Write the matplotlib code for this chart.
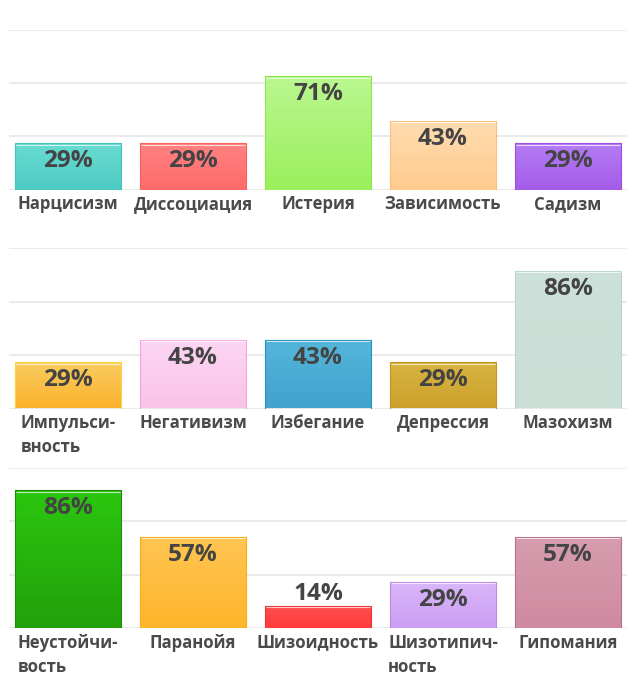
import numpy as np
import matplotlib
matplotlib.use("Agg")
import matplotlib.pyplot as plt
from matplotlib.colors import LinearSegmentedColormap

plt.rcParams['font.family'] = ['Open Sans', 'DejaVu Sans']

# three rows of five categories
row1_labels = ["Нарцисизм", "Диссоциация", "Истерия", "Зависимость", "Садизм"]
row1_values = [29, 29, 71, 43, 29]
row2_labels = ["Импульси-\nвность", "Негативизм", "Избегание", "Депрессия", "Мазохизм"]
row2_values = [29, 43, 43, 29, 86]
row3_labels = ["Неустойчи-\nвость", "Паранойя", "Шизоидность", "Шизотипич-\nность", "Гипомания"]
row3_values = [86, 57, 14, 29, 57]

# (top colour, bottom colour, edge colour)
row1_colors = [("#68dbd1", "#4ecbc3", "#45c2b8"),
               ("#ff8282", "#ff6a6a", "#f56060"),
               ("#b9f790", "#9bf05c", "#8ee84e"),
               ("#ffdcb0", "#ffcb8e", "#f9c07c"),
               ("#b47cf5", "#a45ce9", "#9a4fe2")]
row2_colors = [("#f9cd62", "#fcb22c", "#ffd33a"),
               ("#fcd6f4", "#fac2e9", "#f7a6dc"),
               ("#54b6da", "#41a3ce", "#2590c6"),
               ("#d8b440", "#cda12e", "#c4941c"),
               ("#cbe1d9", "#c9dfd6", "#b9d8cb")]
row3_colors = [("#2bc60f", "#22a10b", "#1d8a09"),
               ("#ffc552", "#ffb52c", "#ffaa10"),
               ("#ff4e4e", "#ff3c3c", "#e83535"),
               ("#d9b6f9", "#cc9ef3", "#b98ae8"),
               ("#d69dae", "#cf8aa0", "#b8708a")]

rows = [(row1_labels, row1_values, row1_colors, 189.5),
        (row2_labels, row2_values, row2_colors, 408.5),
        (row3_labels, row3_values, row3_colors, 628.0)]

W, H = 635, 690
fig = plt.figure(figsize=(W / 100, H / 100), dpi=100)
fig.patch.set_facecolor("white")

plot_h = 160.0
grid_ticks = [0, 100 / 3, 200 / 3, 100]

for labels, values, colors, base_y in rows:
    ax = fig.add_axes([5.5 / W, (H - base_y) / H, 625 / W, plot_h / H])
    ax.set_xlim(-0.5, 4.5)
    ax.set_ylim(0, 100)
    ax.axis("off")

    for t in grid_ticks:
        ax.axhline(t, xmin=4.5 / 625, xmax=620.5 / 625, color="#e6e6e6",
                   lw=1.2, zorder=0)

    x = np.arange(len(values))
    bars = ax.bar(x, values, width=0.848, color="none", zorder=2)
    px_per_unit = plot_h / 100

    for bar, val, (c_top, c_bot, c_edge) in zip(bars, values, colors):
        x0, w, h = bar.get_x(), bar.get_width(), bar.get_height()
        cmap = LinearSegmentedColormap.from_list("g", [c_bot, c_top])
        grad = np.linspace(0, 1, 64).reshape(-1, 1)
        img = ax.imshow(grad, cmap=cmap, origin="lower", aspect="auto",
                        extent=(x0, x0 + w, 0, h), zorder=2)
        img.set_clip_path(bar)
        ax.bar(bar.get_x() + w / 2, h, width=w, facecolor="none",
               edgecolor=c_edge, lw=0.8, zorder=3)
        # thin white highlight just under the top edge
        ax.hlines(h - 1.6 / px_per_unit, x0 + 0.01, x0 + w - 0.01,
                  color="white", alpha=0.7, lw=0.8, zorder=3)

        if h * px_per_unit > 35:
            ax.annotate(f"{val}%", (bar.get_x() + w / 2, h), xytext=(0, -18),
                        textcoords="offset pixels", ha="center", va="center",
                        fontsize=17.6, fontweight="bold", color="#444444",
                        zorder=4)
        else:
            ax.annotate(f"{val}%", (bar.get_x() + w / 2, h), xytext=(0, 12),
                        textcoords="offset pixels", ha="center", va="center",
                        fontsize=17.6, fontweight="bold", color="#444444",
                        zorder=4)

    for xi, lab in zip(x, labels):
        ax.annotate(lab, (xi, 0), xytext=(0, -5.5), textcoords="offset pixels",
                    ha="center", va="top", multialignment="left",
                    linespacing=1.45, fontsize=12.1, fontweight="bold",
                    color="#4a4a4a", annotation_clip=False)

fig.savefig("out.png", dpi=100, facecolor="white")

Requirements:
Output exactly the span of lines from the top of the listing through the line holding "plt.rcParams['font.family'] = ['Open", and leave every picture out.

Response:
Write the matplotlib code for this chart.
import numpy as np
import matplotlib
matplotlib.use("Agg")
import matplotlib.pyplot as plt
from matplotlib.colors import LinearSegmentedColormap

plt.rcParams['font.family'] = ['Open Sans', 'DejaVu Sans']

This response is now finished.